Apr 10

A Big Ta Da!

The Big UFO in the basement is no more. The Big WIP in the basement is no more. Instead, Janni’s Woven Stars is now a finished quilt.

Here it is on our bed. It is huge (88 1/2″ X 106″ or thereabouts), so I had some problems figuring out how to photograph it. And, no, I don’t think I would put it in my bedroom, the shade of blue that it is. But it is not staying here anyway.

Here is a side view.

I tried hanging it over the railing in the living room, but, as you can see in the picture below, you don’t even see half of it.

This quilt looks better from a distance than it does close up. Now that it is done and I am not closely examining mistakes every day, I do think it looks kind of nice. 
I learned three big lessons from this quilt. Well, that is not exactly true. I learned two lessons from the quilt itself and one lesson after I had marked it and begun the quilting. Want to know what the lessons are? Keep reading – yes, there will be more pictures.
Lesson #1 – I have mentioned this one before. Don’t take four years to complete a quilt, because your quilting improves and then you have less respect for the quilt you are working on that you started so long ago. (Yes, I have mentioned this one before.) This was the first quilt I ever did that was set on point and I did not deal well with the setting triangles which resulted in the cut off points like these:
I have gotten better at them now, which is a good thing because this year’s church quilt requires them! But working on the hand quilting was much less enjoyable because I kept seeing the mistakes in the quilt that I wouldn’t make if I were piecing it now.
Lesson #2 – (This is the one I did not exactly learn from the quilt itself.) Quilting should be kind of evenly spaced and should fit the shape of the quilt. The borders and setting triangles of this quilt have elaborate curvy motifs which leave big gaps in the quilting between the motifs. Not the best look. Simple crosshatching might have been better used. 

(I guess maybe you can’t really see them.)

Lesson #3 – Pay attention to details – all of them. This quilt was the first quilt I ever put on my “new” four rail frame. I probably hurried too much putting it on because there are places where the backing is a little wrinkly and the batting bunched up in a couple of places. Sigh. I know that I was very anxious to get started quilting, but I should have been more careful.

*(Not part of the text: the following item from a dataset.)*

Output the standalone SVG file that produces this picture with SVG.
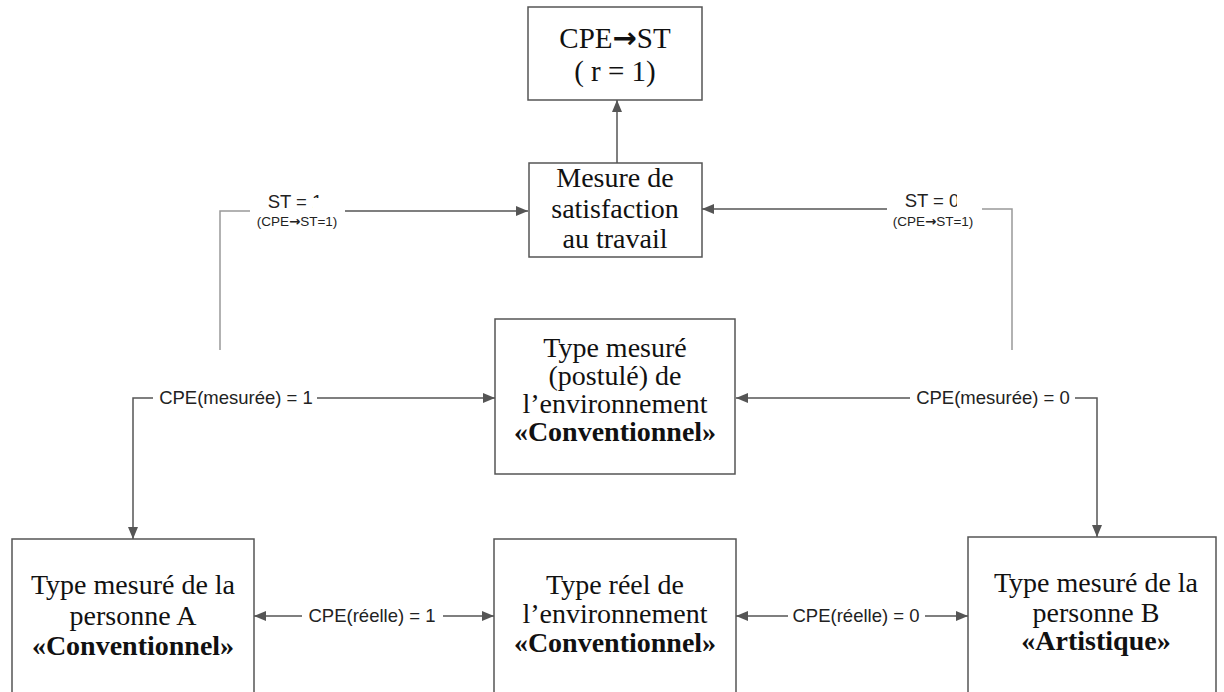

The other place I should have been more careful is in the marking of the motifs.

I hope you can see these. The two motifs are not at exactly the same angle. Although you can’t see the border, there is no rhyme or reason to how these are arranged. “Somebody” should have really been more careful. Really.
I don’t think hand quilting a queen-sized quilt will always take me four years. (After all, I took at least a year off and let every other project under the sun take precedence over this one.) However, the next quilt that goes on the hand quilting frame will be a bit smaller. Maybe that won’t take me four years!
Quilt on!

3 comments

  1. Wow – that deserves a Ta Da! I found your lessons very interesting. You are right about your skills getting better and being dissatisfied when working on something from long ago. It’s happed to me quite a few times (which means I need to actually finish things in a timely manner)!

  2. Congrats! It looks beautiful!

  3. Wow! That is HUGE 🙂 I can’t believe you had quilted it….amazing. It’s really gorgeous and I’m quite sure that only you will ever see the mistakes. Is it for you or a present for someone? Congratulations!